ISCA Archive Interspeech 2025
ISCA Archive Interspeech 2025

AusKidTalk: Using Strategic Data Collection and Out-of-Domain Tools to Semi-Automate Novel Corpora Annotation

Tünde Szalay, Mostafa Shahin, Tharmakulasingam Sirojan, Zheng Nan, Renata Huang, Kirrie Ballard, Beena Ahmed

Annotating speech corpora for novel populations presents a circular problem: eliminating costly manual transcription requires automatic speech recognition (ASR) tools not yet developed; but developing ASR tools requires annotated speech corpora not available. Manual transcription burden was reduced for AusKidTalk, a novel population due to speaker age and accent, by strategic data collection protocol combined with out-of-domain ASR tools for semi-automatic annotation.
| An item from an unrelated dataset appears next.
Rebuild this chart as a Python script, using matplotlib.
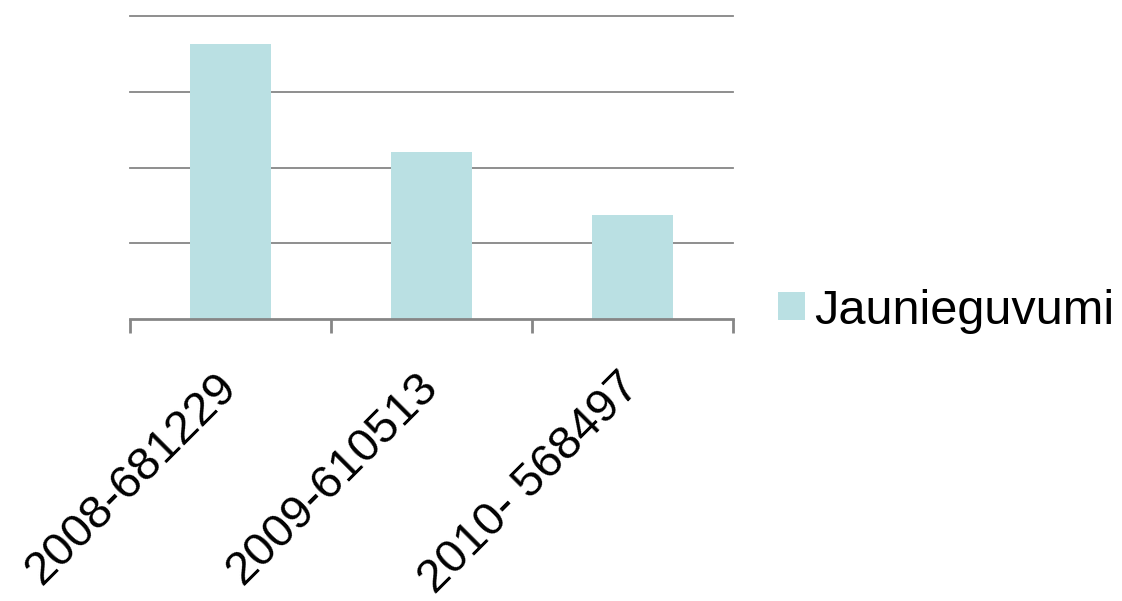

The data collection protocol inserted tones and timestamps to automatically segment the recordings. Automatic annotation was conducted by out-of-domain tools for diarisation (NeMo) and orthographic transcription (UNSW ASR). Transcription accuracy with 17% word error rate (WER) for single words and 23% WER for continuous speech allowed for hand-correction instead of transcription, reducing annotation burden. The workflow can be adapted for other corpora and updated with new ASR tools as they become available.